I’m building these labs in the open. If you have feedback or want to see a new lab topic, drop a comment below!
What’s Inside:
Certification Prep Labs — aligned to Associate and Spark Developer exams
Production Pattern Labs — streaming, optimization, real-time monitoring
1. Certification Prep Labs
Prepare for Databricks certifications with exam-aligned, hands-on practice.
Data Engineer Associate Certification Prep ⭐
🛠️ GitHub: databricks_data_engineer_associate_cert_prep Build an end-to-end data pipeline covering all five exam domains: platform fundamentals, ingestion (Auto Loader, COPY INTO), medallion architecture transformations, job orchestration, and Unity Catalog governance.

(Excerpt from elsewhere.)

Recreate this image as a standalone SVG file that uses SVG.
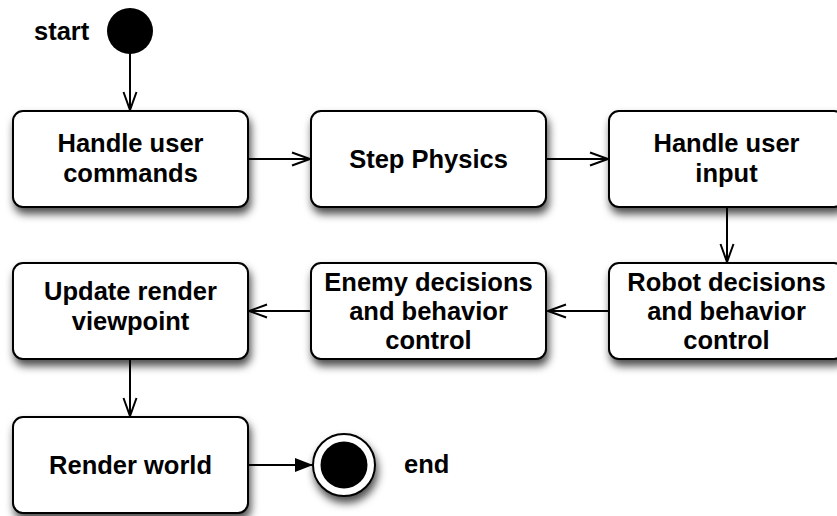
<svg xmlns="http://www.w3.org/2000/svg" width="837" height="516" viewBox="0 0 837 516">
  <style>
    .box { fill: #fff; stroke: #000; stroke-width: 2; filter: url(#shadow); }
    .lbl { font-family: "Liberation Sans", Arial, Helvetica, sans-serif; font-weight: bold; font-size: 25.5px; fill: #000; text-anchor: middle; }
    .tag { font-family: "Liberation Sans", Arial, Helvetica, sans-serif; font-weight: bold; font-size: 25.5px; fill: #000; }
    .edge { fill: none; stroke: #000; stroke-width: 2; }
  </style>
  <defs>
    <filter id="shadow" x="-20%" y="-20%" width="140%" height="150%">
      <feDropShadow dx="2" dy="6" stdDeviation="4" flood-color="#000" flood-opacity="0.7"/>
    </filter>
    <marker id="open" markerWidth="22" markerHeight="18" refX="19" refY="8" orient="auto" markerUnits="userSpaceOnUse">
      <path d="M1,1.5 L19,8 L1,14.5" fill="none" stroke="#000" stroke-width="2"/>
    </marker>
    <marker id="solid" markerWidth="20" markerHeight="16" refX="18" refY="7.5" orient="auto" markerUnits="userSpaceOnUse">
      <path d="M0,0.5 L18,7.5 L0,14.5 Z" fill="#000"/>
    </marker>
  </defs>

  <rect width="837" height="516" fill="#fff"/>

  <!-- connectors -->
  <g id="connectors">
    <line class="edge" x1="130" y1="53" x2="130" y2="110" marker-end="url(#open)"/>
    <line class="edge" x1="248" y1="159" x2="310" y2="159" marker-end="url(#open)"/>
    <line class="edge" x1="546" y1="159" x2="608" y2="159" marker-end="url(#open)"/>
    <line class="edge" x1="727" y1="207" x2="727" y2="262" marker-end="url(#open)"/>
    <line class="edge" x1="609" y1="311" x2="548" y2="311" marker-end="url(#open)"/>
    <line class="edge" x1="311" y1="311" x2="249" y2="311" marker-end="url(#open)"/>
    <line class="edge" x1="130" y1="359" x2="130" y2="416" marker-end="url(#open)"/>
    <line class="edge" x1="248" y1="465" x2="313" y2="465" marker-end="url(#solid)"/>
  </g>

  <!-- start -->
  <g id="start">
    <circle cx="130" cy="31" r="23" fill="#000"/>
    <text class="tag" x="34" y="40">start</text>
  </g>

  <g id="handle-commands">
    <rect class="box" x="13" y="111" width="235" height="96" rx="10"/>
    <text class="lbl" x="130.5" y="152">Handle user</text>
    <text class="lbl" x="130.5" y="182">commands</text>
  </g>

  <g id="step-physics">
    <rect class="box" x="311" y="111" width="235" height="96" rx="10"/>
    <text class="lbl" x="428.5" y="168">Step Physics</text>
  </g>

  <g id="handle-input">
    <rect class="box" x="609" y="111" width="235" height="96" rx="10"/>
    <text class="lbl" x="726.5" y="152">Handle user</text>
    <text class="lbl" x="726.5" y="182">input</text>
  </g>

  <g id="robot">
    <rect class="box" x="609" y="263" width="235" height="96" rx="10"/>
    <text class="lbl" x="726.5" y="291">Robot decisions</text>
    <text class="lbl" x="726.5" y="320">and behavior</text>
    <text class="lbl" x="726.5" y="349">control</text>
  </g>

  <g id="enemy">
    <rect class="box" x="311" y="263" width="235" height="96" rx="10"/>
    <text class="lbl" x="428.5" y="291">Enemy decisions</text>
    <text class="lbl" x="428.5" y="320">and behavior</text>
    <text class="lbl" x="428.5" y="349">control</text>
  </g>

  <g id="update-viewpoint">
    <rect class="box" x="13" y="263" width="235" height="96" rx="10"/>
    <text class="lbl" x="130.5" y="300">Update render</text>
    <text class="lbl" x="130.5" y="330">viewpoint</text>
  </g>

  <g id="render-world">
    <rect class="box" x="13" y="417" width="235" height="96" rx="10"/>
    <text class="lbl" x="130.5" y="474">Render world</text>
  </g>

  <!-- end -->
  <g id="end">
    <circle cx="344" cy="465" r="31" fill="#fff" stroke="#000" stroke-width="2" filter="url(#shadow)"/>
    <circle cx="344" cy="465" r="23.5" fill="#000"/>
    <text class="tag" x="404" y="473">end</text>
  </g>
</svg>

Includes numbered notebooks with guided exercises, TODO sections, and solutions for self-verification.
You’ll learn: Auto Loader, COPY INTO, medallion architecture, SCD Type 2, multi-task workflows, Unity Catalog access control, schema evolution, data quality validation.
PySpark Certification Zenith
🛠️ GitHub: databricks_pyspark_cert_zenith Build an e-commerce analytics pipeline for “Zenith Online” — processing user events, customer profiles, and product data into business-ready aggregations. Covers the full Associate Developer for Apache Spark exam scope through a realistic scenario with intentional data quality challenges.
You’ll learn: DataFrame API, Spark SQL, Structured Streaming, broadcast joins, salting for skewed data, watermark-based deduplication, Pandas UDFs, window functions, partitioning strategies.
2. Production Pattern Labs
Apply production-grade patterns: streaming architectures, performance optimization, and real-time monitoring.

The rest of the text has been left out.